9. The adjuster screw is missing from the alternator bracket entirely. I guess whomever put it in just got the belt tight by hand.
Its not going too badly I think. I haven't broken a bolt off yet.
Coolant shows signs of boiling and bubbly nature in the water jacket just like at the thermostat. I also got a bunch of gunky coagulated coolant out of the drain plug hole, next to the oil filter. I am not sure how to look for signs of gasket failure on these MLS gaskets.
It looks like the cylinder 1 head, right, is cleaner than the rest at the top and bottom. Also looking at the pistons themselves, cylinder 1 is cleaner than the rest. I think that's where my leak was.
Over the past 2 months I have put everything back together. Today I finally filled the oil pan and cooling system and started her up. She started relatively easily considering how long she has been sitting. I had removed the thermostat and only filled the system with pure distilled water to allow for it to flush the heater core since that was the only part of the cooling system I didn't clean by hand. I saw no oil or coolant leaks under the car during running or shortly after.
However, to my dismay the radiator fans never turned on. The shop manual says that the switch on temperature is 196-203 F. I tracked the ECT sensor to 208 F before I turned off the car (Don't want to boil the water). Additionally the paperclip jumper still turns the fans on just fine.
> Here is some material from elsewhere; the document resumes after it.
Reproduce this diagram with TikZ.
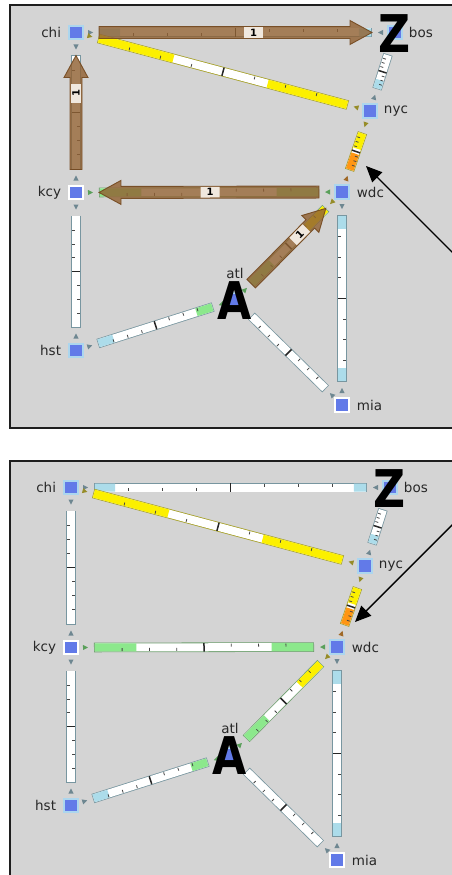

I am at a bit of a loss here. The only thing I can think of is that the ECT sensor is reporting the wrong temp and she never actually got to 208. The part is new and NTK so I trust the part. The actual switch sensor is FACET brand, which I don't know much about, but it did test good for continuity when I placed both it and the original in boiling water.
After some reading of the service manual I learned some things which made me decide to proceed and I am glad I did.
1. The ECT sensor, while externally very close to the fan switch, is measuring coolant temp at a hotter spot in the water jacket than the fan switch. I don't know why this didn't occur to me earlier but here we are.
2. The service manual also states that normal engine operation occurs between 176-212 F.
From these two pieces of info I figured that by only allowing the ECT sensor reading to only reach 208F I was likely not letting the fan switch get to operating temp. So since I wanted to test this, I started flushing the system getting ready to add coolant and be more comfortable hitting those higher temps. During my water only flushes I would get her up to 200F then let the car idle for 5 minutes, before draining and repeating. The radiator only drains about 2 quarts anyway which is half the capacity so this would be iterative anyway. During one of those cycles I let her idle a bit longer and I heard the fans come on, so it seems like I've been successful!
I am now doing a final flush and then adding concentrate to hope for close to 50/50 mix. I'll dial that in in the coming days if she remains a driver.